%%

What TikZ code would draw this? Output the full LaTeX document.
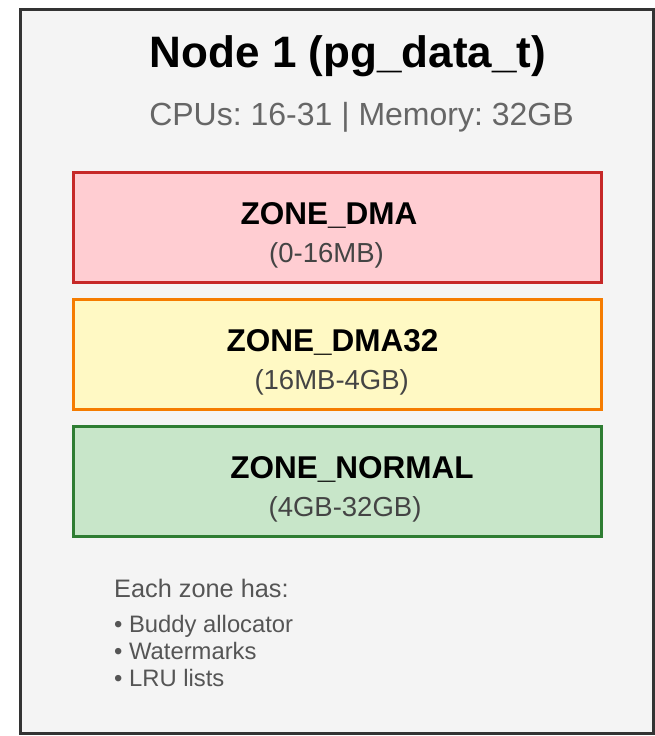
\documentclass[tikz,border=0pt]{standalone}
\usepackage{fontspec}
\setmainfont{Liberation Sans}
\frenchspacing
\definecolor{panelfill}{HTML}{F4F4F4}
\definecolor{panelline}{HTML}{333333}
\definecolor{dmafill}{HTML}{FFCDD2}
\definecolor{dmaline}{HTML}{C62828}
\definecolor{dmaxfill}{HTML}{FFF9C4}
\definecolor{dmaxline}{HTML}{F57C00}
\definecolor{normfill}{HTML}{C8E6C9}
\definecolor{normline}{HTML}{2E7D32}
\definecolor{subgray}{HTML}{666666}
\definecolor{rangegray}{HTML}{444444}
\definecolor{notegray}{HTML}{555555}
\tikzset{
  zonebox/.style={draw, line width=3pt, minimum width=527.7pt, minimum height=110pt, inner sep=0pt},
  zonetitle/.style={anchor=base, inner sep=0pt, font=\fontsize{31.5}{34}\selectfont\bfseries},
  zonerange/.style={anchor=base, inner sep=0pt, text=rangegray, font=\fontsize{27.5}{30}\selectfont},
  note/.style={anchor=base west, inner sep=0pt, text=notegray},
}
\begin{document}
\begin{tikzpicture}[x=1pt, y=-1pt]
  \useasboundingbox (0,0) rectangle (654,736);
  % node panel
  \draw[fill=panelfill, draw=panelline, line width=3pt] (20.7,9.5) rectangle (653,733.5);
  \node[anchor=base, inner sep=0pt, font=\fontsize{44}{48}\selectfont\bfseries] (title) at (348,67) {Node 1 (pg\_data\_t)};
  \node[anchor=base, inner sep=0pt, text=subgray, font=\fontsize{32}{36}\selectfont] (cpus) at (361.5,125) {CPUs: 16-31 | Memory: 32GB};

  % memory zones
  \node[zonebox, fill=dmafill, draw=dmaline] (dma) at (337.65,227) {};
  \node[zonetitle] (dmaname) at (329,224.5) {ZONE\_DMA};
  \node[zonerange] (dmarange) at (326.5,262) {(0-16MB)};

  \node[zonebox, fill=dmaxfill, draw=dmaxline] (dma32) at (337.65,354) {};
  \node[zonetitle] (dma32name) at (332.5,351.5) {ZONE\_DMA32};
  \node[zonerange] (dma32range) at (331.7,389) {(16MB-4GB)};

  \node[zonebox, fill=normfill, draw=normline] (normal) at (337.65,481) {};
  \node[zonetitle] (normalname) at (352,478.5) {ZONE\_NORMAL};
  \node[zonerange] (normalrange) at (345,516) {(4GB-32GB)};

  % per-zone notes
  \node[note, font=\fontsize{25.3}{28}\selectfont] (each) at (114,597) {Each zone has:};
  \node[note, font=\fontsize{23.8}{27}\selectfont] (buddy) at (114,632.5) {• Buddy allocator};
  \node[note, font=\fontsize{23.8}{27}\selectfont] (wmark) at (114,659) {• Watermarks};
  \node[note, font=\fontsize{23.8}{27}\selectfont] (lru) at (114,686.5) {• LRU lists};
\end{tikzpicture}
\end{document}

%%

Task instructions:
Images should not appear in the copy; retype the listing above exactly.

Output for this exercise:
What TikZ code would draw this? Output the full LaTeX document.
\documentclass[tikz,border=0pt]{standalone}
\usepackage{fontspec}
\setmainfont{Liberation Sans}
\frenchspacing
\definecolor{panelfill}{HTML}{F4F4F4}
\definecolor{panelline}{HTML}{333333}
\definecolor{dmafill}{HTML}{FFCDD2}
\definecolor{dmaline}{HTML}{C62828}
\definecolor{dmaxfill}{HTML}{FFF9C4}
\definecolor{dmaxline}{HTML}{F57C00}
\definecolor{normfill}{HTML}{C8E6C9}
\definecolor{normline}{HTML}{2E7D32}
\definecolor{subgray}{HTML}{666666}
\definecolor{rangegray}{HTML}{444444}
\definecolor{notegray}{HTML}{555555}
\tikzset{
  zonebox/.style={draw, line width=3pt, minimum width=527.7pt, minimum height=110pt, inner sep=0pt},
  zonetitle/.style={anchor=base, inner sep=0pt, font=\fontsize{31.5}{34}\selectfont\bfseries},
  zonerange/.style={anchor=base, inner sep=0pt, text=rangegray, font=\fontsize{27.5}{30}\selectfont},
  note/.style={anchor=base west, inner sep=0pt, text=notegray},
}
\begin{document}
\begin{tikzpicture}[x=1pt, y=-1pt]
  \useasboundingbox (0,0) rectangle (654,736);
  % node panel
  \draw[fill=panelfill, draw=panelline, line width=3pt] (20.7,9.5) rectangle (653,733.5);
  \node[anchor=base, inner sep=0pt, font=\fontsize{44}{48}\selectfont\bfseries] (title) at (348,67) {Node 1 (pg\_data\_t)};
  \node[anchor=base, inner sep=0pt, text=subgray, font=\fontsize{32}{36}\selectfont] (cpus) at (361.5,125) {CPUs: 16-31 | Memory: 32GB};

  % memory zones
  \node[zonebox, fill=dmafill, draw=dmaline] (dma) at (337.65,227) {};
  \node[zonetitle] (dmaname) at (329,224.5) {ZONE\_DMA};
  \node[zonerange] (dmarange) at (326.5,262) {(0-16MB)};

  \node[zonebox, fill=dmaxfill, draw=dmaxline] (dma32) at (337.65,354) {};
  \node[zonetitle] (dma32name) at (332.5,351.5) {ZONE\_DMA32};
  \node[zonerange] (dma32range) at (331.7,389) {(16MB-4GB)};

  \node[zonebox, fill=normfill, draw=normline] (normal) at (337.65,481) {};
  \node[zonetitle] (normalname) at (352,478.5) {ZONE\_NORMAL};
  \node[zonerange] (normalrange) at (345,516) {(4GB-32GB)};

  % per-zone notes
  \node[note, font=\fontsize{25.3}{28}\selectfont] (each) at (114,597) {Each zone has:};
  \node[note, font=\fontsize{23.8}{27}\selectfont] (buddy) at (114,632.5) {• Buddy allocator};
  \node[note, font=\fontsize{23.8}{27}\selectfont] (wmark) at (114,659) {• Watermarks};
  \node[note, font=\fontsize{23.8}{27}\selectfont] (lru) at (114,686.5) {• LRU lists};
\end{tikzpicture}
\end{document}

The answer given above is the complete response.